Klaus shrugged wearily. “And thus our predicament. I just don’t know enough about the nature of time. Maybe she isn’t The Other. Maybe The Future you observed can be changed. Maybe we do lose because you observed it.” He spread his hands wide. “Maybe everything that has happened was some huge misunderstanding and we don’t have to fight her at all. The problem is that while we know what it was that you saw, we did not see it in context. We do not know the larger story.”

They approached the great airship. An airshipman who was winding a cable saw them and almost broke his back with the speed with which he untangled himself and snapped off a crisp salute. They moved along to the Captain’s quarters.

Bangladesh’s private suite was the standard size, two rooms, one little more than a large bunk surrounded by storage cabinets, and the other a ready room, notable for its generous size (almost twelve square meters) and the large set of floor to ceiling windows that covered one wall. This held the Captain’s desk and dining table, and was again lined with racks and storage spaces. The ceiling overhead was covered with rope nets that on longer expeditions held bales and packages.
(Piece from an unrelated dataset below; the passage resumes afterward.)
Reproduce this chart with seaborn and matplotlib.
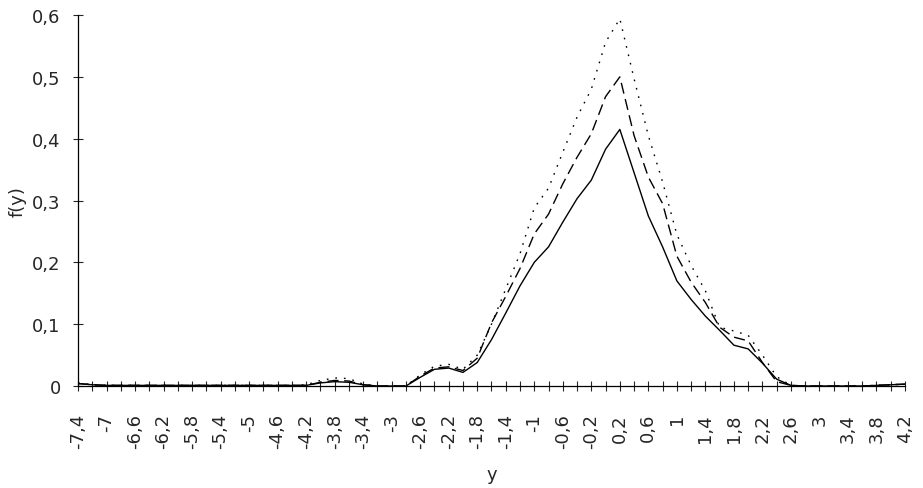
import matplotlib
matplotlib.use("Agg")
import matplotlib.pyplot as plt
import pandas as pd
import seaborn as sns
from matplotlib.ticker import FixedLocator

# category values on the y axis of the density (step 0,2)
y_vals = [-7.4, -7.2, -7.0, -6.8, -6.6, -6.4, -6.2, -6.0, -5.8, -5.6,
          -5.4, -5.2, -5.0, -4.8, -4.6, -4.4, -4.2, -4.0, -3.8, -3.6,
          -3.4, -3.2, -3.0, -2.8, -2.6, -2.4, -2.2, -2.0, -1.8, -1.6,
          -1.4, -1.2, -1.0, -0.8, -0.6, -0.4, -0.2, 0.0, 0.2, 0.4,
          0.6, 0.8, 1.0, 1.2, 1.4, 1.6, 1.8, 2.0, 2.2, 2.4,
          2.6, 2.8, 3.0, 3.2, 3.4, 3.6, 3.8, 4.0, 4.2]

f_solid = [0.004, 0.002, 0.001, 0.001, 0.001, 0.001, 0.001, 0.001, 0.001, 0.001,
           0.001, 0.001, 0.001, 0.001, 0.001, 0.001, 0.001, 0.005, 0.007, 0.006,
           0.002, 0.0, 0.0, 0.0, 0.014, 0.027, 0.029, 0.022, 0.038, 0.075,
           0.118, 0.162, 0.200, 0.225, 0.265, 0.303, 0.333, 0.383, 0.415, 0.345,
           0.275, 0.225, 0.170, 0.140, 0.113, 0.090, 0.066, 0.060, 0.037, 0.011,
           0.001, 0.0, 0.0, 0.0, 0.0, 0.0, 0.001, 0.002, 0.003]

f_dashed = [0.004, 0.002, 0.001, 0.001, 0.001, 0.001, 0.001, 0.001, 0.001, 0.001,
            0.001, 0.001, 0.001, 0.001, 0.001, 0.001, 0.001, 0.006, 0.009, 0.008,
            0.002, 0.0, 0.0, 0.0, 0.016, 0.029, 0.031, 0.025, 0.045, 0.102,
            0.145, 0.190, 0.246, 0.278, 0.327, 0.370, 0.408, 0.468, 0.500, 0.405,
            0.338, 0.295, 0.210, 0.168, 0.135, 0.095, 0.079, 0.073, 0.038, 0.007,
            0.001, 0.0, 0.0, 0.0, 0.0, 0.0, 0.001, 0.002, 0.003]

f_dotted = [0.005, 0.002, 0.001, 0.001, 0.001, 0.001, 0.001, 0.001, 0.001, 0.001,
            0.001, 0.001, 0.001, 0.001, 0.001, 0.001, 0.002, 0.009, 0.013, 0.012,
            0.003, 0.0, 0.0, 0.0, 0.018, 0.032, 0.035, 0.027, 0.050, 0.100,
            0.157, 0.214, 0.288, 0.320, 0.378, 0.435, 0.480, 0.556, 0.594, 0.497,
            0.405, 0.330, 0.245, 0.195, 0.154, 0.095, 0.089, 0.082, 0.050, 0.015,
            0.001, 0.0, 0.0, 0.0, 0.0, 0.0, 0.001, 0.002, 0.003]

y_ticks = [0.0, 0.1, 0.2, 0.3, 0.4, 0.5, 0.6]


def comma(v):
    return f"{round(v, 1):g}".replace(".", ",")


df = pd.concat([
    pd.DataFrame({"y": y_vals, "f": f_solid, "serie": "a"}),
    pd.DataFrame({"y": y_vals, "f": f_dashed, "serie": "b"}),
    pd.DataFrame({"y": y_vals, "f": f_dotted, "serie": "c"}),
])

sns.set_style("white")
plt.rcParams["font.family"] = ["DejaVu Sans"]

fig = plt.figure(figsize=(9.23, 4.89), dpi=100)
ax = fig.add_axes([0.0845, 0.2086, 0.896, 0.7586])

sns.lineplot(data=df, x="y", y="f", style="serie", color="black", linewidth=1.0,
             dashes={"a": "", "b": (8, 4), "c": (1.2, 5)}, legend=False, ax=ax)

ax.set_xlim(y_vals[0], y_vals[-1])
ax.set_ylim(0, 0.6)

# labelled ticks every 0,4 and the small crosses in between
major = y_vals[::2]
ax.xaxis.set_major_locator(FixedLocator(major))
ax.xaxis.set_minor_locator(FixedLocator(y_vals[1::2]))
ax.set_xticklabels([comma(v) for v in major], rotation=90, va="top", ha="center")
ax.set_yticks(y_ticks)
ax.set_yticklabels([comma(v) for v in y_ticks])

ax.tick_params(axis="x", which="both", direction="inout", length=7, width=0.8,
               labelsize=13, pad=16, bottom=True)
ax.tick_params(axis="y", direction="inout", length=7, width=0.8,
               labelsize=13, pad=9, left=True)

for s in ["top", "right"]:
    ax.spines[s].set_visible(False)
for s in ["left", "bottom"]:
    ax.spines[s].set_linewidth(0.9)
    ax.spines[s].set_color("black")

ax.set_xlabel("y", fontsize=13, labelpad=12)
ax.set_ylabel("f(y)", fontsize=13, labelpad=4)

fig.savefig("out.png", dpi=100)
By tradition, Klaus should have taken the Captain’s cabin, but as always, he insisted on sleeping with the other officers. No one blamed him for this.

Most Captains preferred to keep their quarters simple. Bangladesh, however, preferred a decorating style that Gilgamesh had once described as “Debauched Barbarian Princess.” He had meant it as an insult, but once Bangladesh had learned what “debauched” meant, she had worked hard to live up to it.

The first surprise was the color. Everyone always expected red, but in fact, the room was painted a dark emerald green. This allowed any added red to really stand out. Which was a big help during clean-up. Most of the available wall space was taken up with mounted weapons, guns, knives, swords, all lovingly polished and oiled and ready to be grabbed. There was a great deal of ornamentation, every edge was filigreed with gold paint, and almost all of the fixtures were gold. The chains that held the hurricane lamps, the hooks that held clothing, every visible strut and rivet gleamed in the light. Those decorations that weren’t gold, were bones. They always turned out to be the bones of animals and monsters, but Klaus felt compelled to keep checking. Whatever they were, there were a lot of them. They had been cunningly fashioned into pieces of furniture, drinking vessels, chart holders, clothes hangers and lampshades.

The curtains gathered away from the windows and across the Captain’s bunk were a luscious shimmering silk, with an intricately batiked design of skulls.

As always, the sight of the place gave rise to mixed emotions in Klaus. There was no denying it was tasteless, gaudy and ostentatious, but it did stir fond memories of his long lost wife.

While Bangladesh stowed her gear, Klaus continued. “Dr. Beetle’s notes were very well encrypted, but my team finally cracked them. Unfortunately, many of them were lost in an ill-conceived fire, but some of the material we were able to salvage was about the Heterodyne girl.

“Barry and Agatha arrived in Beetleburg around twelve years ago. Shortly thereafter he disappeared, leaving her in the care of the constructs, Punch and Judy.”